Three Things — Small Moments of Self-Care
Three Things, my Wednesday post series, inspired by my love for bite-sized, tiny but mighty pieces of information.
One. Self-Care in Small Moments —
I rolled over and looked at my phone Monday morning. The New York Times notifications were stacked up about Vegas. Written in simple black and white block letters, they felt like a red, loud scream in my ears. I pushed down the sick + anxious feeling, reading a couple of articles but purposefully passed over the videos. Never the videos.
Then I did several things that didn’t have to do with death, or politics, or guns. Because I know that I need to first take care of myself before I can send my love out into the wider space:
I checked in a sick friend, she’s doing ok, thank you for asking.
I wished another friend happy birthday.
I pulled out my favorite hoodie where it’s been sequestered in the bottom drawer for months now. Turquoise with bedazzled unicorns, I adore this tacky item of clothing.
I rode my bike and rather than thinking of my to do list the whole time, I leaned my head back and felt the wind on my face.
I stopped and looked at the tree right outside my building. Watching the branches wave back and forth in the wind, I let me eyes glaze over and become unfocused. It was my favorite ten minutes of the day. Until Mimmo got home. Then that became my favorite part of my day.
I made some pumpkin soup with no recipe. Part of my #forcingfall campaign, it was delicious.
I listened to two new Dirty John episodes while I stood in the kitchen chopping and stirring.
And you? How do you self-care?
Two. “People.” —
I work for myself and don’t go into a traditional office. Recently I’ve been working around people more often. It’s been nice.

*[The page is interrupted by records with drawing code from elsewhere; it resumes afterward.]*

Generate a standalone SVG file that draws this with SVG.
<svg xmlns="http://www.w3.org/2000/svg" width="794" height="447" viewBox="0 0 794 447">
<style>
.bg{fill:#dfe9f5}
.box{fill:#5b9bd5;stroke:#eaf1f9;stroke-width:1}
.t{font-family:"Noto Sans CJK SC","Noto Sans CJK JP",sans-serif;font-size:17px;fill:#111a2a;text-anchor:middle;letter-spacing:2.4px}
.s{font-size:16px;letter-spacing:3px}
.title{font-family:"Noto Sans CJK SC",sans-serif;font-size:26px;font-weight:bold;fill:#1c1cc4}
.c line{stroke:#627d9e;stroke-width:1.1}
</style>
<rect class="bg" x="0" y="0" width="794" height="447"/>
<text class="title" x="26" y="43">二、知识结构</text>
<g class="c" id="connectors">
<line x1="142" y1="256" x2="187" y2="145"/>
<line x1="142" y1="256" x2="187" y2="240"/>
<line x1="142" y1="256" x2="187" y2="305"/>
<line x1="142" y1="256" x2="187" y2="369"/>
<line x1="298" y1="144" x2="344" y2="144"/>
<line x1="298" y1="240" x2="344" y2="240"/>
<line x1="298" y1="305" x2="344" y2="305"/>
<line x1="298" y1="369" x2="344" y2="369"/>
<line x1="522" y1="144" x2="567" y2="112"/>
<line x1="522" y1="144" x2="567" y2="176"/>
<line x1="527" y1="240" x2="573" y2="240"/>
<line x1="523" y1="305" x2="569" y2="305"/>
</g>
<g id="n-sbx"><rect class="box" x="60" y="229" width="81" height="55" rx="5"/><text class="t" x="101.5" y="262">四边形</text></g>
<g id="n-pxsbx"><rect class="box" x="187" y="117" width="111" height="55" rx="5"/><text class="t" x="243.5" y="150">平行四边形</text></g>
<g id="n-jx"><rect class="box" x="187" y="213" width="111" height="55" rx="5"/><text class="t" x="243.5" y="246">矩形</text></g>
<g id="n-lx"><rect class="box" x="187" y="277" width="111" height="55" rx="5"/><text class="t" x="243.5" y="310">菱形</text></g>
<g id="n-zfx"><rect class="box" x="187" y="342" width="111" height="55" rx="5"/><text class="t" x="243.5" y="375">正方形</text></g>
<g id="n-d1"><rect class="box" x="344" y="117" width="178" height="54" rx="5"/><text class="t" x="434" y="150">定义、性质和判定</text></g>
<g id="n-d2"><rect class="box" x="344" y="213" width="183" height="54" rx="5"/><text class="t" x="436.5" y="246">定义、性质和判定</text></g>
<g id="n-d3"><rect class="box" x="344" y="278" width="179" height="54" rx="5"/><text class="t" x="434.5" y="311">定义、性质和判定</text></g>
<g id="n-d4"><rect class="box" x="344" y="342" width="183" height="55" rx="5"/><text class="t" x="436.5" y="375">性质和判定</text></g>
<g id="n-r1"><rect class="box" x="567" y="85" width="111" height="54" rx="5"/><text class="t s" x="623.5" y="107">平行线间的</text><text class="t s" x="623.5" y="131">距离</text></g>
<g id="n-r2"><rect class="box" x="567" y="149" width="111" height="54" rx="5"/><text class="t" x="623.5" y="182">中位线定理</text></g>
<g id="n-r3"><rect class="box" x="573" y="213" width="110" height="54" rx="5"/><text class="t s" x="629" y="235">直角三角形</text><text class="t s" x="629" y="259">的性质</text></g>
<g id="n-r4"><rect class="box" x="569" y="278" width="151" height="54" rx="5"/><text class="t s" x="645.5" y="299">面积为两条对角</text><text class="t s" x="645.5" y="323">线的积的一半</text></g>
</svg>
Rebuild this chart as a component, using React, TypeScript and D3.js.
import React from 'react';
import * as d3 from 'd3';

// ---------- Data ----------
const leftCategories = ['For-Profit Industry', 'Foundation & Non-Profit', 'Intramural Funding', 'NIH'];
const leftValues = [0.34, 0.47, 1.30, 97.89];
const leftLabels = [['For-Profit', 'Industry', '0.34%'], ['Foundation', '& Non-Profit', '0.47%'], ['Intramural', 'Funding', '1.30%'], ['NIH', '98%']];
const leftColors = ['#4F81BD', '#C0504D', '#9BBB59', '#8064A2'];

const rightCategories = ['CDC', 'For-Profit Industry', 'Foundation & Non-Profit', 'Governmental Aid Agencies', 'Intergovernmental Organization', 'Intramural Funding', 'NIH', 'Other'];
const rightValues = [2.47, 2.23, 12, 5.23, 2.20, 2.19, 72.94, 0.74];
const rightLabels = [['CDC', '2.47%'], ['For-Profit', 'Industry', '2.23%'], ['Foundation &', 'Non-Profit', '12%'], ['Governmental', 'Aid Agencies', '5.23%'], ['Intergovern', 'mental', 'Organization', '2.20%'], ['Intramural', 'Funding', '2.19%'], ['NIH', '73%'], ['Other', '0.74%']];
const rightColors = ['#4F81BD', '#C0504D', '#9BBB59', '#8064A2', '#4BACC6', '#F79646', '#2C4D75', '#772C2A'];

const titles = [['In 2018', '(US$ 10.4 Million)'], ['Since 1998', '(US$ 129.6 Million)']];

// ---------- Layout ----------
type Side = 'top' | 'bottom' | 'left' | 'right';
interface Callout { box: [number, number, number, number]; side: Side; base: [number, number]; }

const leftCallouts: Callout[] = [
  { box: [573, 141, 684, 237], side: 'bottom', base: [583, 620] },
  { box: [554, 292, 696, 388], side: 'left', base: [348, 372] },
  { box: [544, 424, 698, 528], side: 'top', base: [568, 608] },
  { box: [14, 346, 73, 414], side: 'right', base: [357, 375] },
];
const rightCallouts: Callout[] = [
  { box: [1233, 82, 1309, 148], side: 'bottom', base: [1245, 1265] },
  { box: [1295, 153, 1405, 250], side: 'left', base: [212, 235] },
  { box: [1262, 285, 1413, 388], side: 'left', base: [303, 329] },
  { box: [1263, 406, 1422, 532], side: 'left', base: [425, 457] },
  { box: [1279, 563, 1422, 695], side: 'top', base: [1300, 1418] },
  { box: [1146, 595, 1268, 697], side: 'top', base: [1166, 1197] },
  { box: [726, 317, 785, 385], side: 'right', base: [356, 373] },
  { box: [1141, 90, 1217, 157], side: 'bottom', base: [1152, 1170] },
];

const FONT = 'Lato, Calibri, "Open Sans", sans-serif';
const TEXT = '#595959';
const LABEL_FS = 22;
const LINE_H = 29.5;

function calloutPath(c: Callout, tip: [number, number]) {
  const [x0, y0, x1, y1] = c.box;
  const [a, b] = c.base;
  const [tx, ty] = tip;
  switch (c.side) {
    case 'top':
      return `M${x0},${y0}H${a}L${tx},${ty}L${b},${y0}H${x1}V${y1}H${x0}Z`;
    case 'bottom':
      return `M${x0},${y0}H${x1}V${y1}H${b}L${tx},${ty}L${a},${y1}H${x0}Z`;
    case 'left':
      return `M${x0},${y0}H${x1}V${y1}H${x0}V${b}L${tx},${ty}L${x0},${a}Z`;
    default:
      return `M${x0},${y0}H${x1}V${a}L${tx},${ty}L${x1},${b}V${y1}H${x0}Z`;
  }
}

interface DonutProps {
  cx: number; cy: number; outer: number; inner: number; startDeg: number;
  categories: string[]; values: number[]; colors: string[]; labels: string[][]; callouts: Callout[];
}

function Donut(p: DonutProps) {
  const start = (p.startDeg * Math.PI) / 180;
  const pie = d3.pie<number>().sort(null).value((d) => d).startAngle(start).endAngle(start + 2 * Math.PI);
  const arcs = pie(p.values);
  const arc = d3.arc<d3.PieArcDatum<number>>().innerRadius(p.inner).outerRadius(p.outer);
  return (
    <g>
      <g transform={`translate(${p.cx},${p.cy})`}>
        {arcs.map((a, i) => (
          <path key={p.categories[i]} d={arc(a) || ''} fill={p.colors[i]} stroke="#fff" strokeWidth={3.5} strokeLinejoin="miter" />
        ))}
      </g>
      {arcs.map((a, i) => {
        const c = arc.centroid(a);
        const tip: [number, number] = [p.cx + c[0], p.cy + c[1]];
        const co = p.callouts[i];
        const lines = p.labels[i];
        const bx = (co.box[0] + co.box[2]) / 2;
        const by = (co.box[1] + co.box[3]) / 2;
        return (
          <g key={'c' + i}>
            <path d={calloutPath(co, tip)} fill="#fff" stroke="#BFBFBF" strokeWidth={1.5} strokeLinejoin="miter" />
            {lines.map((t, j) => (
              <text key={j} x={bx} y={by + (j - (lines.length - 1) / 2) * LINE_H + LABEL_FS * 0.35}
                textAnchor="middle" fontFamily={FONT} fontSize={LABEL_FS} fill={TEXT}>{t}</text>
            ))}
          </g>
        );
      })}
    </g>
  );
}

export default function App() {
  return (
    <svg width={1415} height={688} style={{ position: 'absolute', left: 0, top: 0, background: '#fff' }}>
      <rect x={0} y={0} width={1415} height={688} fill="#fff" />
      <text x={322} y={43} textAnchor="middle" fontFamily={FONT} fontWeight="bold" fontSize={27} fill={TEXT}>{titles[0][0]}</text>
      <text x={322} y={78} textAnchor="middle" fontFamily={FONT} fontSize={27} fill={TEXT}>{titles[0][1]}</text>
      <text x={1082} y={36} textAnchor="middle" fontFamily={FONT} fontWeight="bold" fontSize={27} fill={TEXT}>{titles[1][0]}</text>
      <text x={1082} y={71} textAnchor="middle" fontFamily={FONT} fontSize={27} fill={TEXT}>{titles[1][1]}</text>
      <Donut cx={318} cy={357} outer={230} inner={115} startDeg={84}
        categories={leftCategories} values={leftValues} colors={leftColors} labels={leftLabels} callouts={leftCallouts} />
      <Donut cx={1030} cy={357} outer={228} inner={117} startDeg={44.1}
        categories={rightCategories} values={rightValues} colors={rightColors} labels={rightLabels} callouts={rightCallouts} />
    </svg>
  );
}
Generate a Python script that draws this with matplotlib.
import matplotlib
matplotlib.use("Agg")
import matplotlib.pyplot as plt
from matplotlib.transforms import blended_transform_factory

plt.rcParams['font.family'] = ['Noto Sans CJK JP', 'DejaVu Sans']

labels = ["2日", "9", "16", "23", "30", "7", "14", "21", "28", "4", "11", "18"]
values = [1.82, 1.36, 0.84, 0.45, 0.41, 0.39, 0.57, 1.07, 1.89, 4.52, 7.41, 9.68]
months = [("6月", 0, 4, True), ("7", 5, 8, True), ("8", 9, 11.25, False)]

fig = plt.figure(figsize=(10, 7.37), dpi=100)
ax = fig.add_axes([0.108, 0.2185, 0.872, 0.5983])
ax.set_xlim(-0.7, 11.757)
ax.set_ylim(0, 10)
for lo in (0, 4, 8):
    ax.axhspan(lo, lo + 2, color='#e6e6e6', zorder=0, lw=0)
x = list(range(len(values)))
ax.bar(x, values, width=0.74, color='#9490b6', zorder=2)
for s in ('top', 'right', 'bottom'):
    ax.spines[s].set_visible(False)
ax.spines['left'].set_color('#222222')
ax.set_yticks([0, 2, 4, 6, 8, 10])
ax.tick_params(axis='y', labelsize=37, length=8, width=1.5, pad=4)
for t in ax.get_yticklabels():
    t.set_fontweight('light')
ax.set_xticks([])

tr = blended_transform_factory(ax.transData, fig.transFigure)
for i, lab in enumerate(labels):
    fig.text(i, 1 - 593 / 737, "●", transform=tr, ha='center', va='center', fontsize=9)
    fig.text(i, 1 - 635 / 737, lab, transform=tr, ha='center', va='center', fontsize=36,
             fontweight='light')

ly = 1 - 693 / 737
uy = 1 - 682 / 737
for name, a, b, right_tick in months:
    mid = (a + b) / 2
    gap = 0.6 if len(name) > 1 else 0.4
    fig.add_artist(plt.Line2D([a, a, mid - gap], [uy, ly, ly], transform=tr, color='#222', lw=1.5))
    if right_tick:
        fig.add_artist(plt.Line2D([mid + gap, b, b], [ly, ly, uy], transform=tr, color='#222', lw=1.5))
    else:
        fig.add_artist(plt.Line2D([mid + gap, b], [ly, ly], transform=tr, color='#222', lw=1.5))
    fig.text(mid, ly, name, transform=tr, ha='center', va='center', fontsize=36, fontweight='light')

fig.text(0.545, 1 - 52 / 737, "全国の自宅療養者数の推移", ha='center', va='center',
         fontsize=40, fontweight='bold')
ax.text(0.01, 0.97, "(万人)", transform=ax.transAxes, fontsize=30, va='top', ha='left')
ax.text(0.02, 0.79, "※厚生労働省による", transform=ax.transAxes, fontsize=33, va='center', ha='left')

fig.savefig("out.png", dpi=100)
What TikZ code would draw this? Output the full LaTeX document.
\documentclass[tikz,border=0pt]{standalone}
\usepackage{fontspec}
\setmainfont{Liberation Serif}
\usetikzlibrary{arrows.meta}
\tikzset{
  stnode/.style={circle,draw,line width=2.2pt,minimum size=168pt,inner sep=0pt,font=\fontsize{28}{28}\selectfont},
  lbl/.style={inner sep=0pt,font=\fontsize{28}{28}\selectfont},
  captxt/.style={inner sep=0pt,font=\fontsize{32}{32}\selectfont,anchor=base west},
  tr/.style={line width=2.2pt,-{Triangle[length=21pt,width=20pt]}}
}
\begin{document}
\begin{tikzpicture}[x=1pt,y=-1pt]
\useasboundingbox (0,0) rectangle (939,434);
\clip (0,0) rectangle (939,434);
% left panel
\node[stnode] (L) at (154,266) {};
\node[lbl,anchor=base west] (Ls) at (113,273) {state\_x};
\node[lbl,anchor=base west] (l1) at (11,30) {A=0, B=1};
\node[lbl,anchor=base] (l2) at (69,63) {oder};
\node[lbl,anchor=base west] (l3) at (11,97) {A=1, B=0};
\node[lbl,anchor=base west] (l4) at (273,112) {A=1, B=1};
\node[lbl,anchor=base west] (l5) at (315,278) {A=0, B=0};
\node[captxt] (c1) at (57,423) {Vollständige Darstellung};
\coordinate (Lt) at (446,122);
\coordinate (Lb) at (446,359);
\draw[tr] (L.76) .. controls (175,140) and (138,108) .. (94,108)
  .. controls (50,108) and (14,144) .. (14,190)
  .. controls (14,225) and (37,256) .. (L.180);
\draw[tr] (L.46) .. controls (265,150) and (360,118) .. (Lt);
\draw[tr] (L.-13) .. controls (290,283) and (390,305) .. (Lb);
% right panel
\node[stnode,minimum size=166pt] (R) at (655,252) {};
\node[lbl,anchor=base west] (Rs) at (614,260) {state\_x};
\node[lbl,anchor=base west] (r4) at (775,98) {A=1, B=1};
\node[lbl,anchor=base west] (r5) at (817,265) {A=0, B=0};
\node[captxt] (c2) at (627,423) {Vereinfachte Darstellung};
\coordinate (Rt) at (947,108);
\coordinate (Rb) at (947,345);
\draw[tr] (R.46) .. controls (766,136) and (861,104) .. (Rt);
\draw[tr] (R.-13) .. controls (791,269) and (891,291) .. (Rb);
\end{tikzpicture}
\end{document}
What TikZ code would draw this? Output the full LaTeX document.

I like seeing others, even if it’s while peering above my screen. Especially in the morning.
I’ve also been attending events with like-minded others. Not for networking. Not really, but for the group dynamic. Again, I like it. It’s the in person connection I’ve been craving. I think we all may be feeling this in some form. Especially given current events. To offer a smile, take one in or hold the door for someone. It’s nice to be reminded
Three. Opinions. —
I’ve just sent the second round of edits on my book proposal back for a final polishing before sending it off to find an agent. I’ve worked hard this summer on this document. Right now I’m pretty much been writing and telling the story in a bubble, save for beta readers. But I know when this book sees the light of day, everyone will have and form their own opinions.
I get it. I have opinions, why shouldn’t everyone else? While I’m not yet ready, I’m getting closer. And I damn well will be by the time it’s a living book; available to pick up and page through. This readying of myself feels like the ultimate set of lessons to this chapter of my life.
I know I’m not alone in this. What about you? When you stepped into the ring and took a big swing, how did it impact you?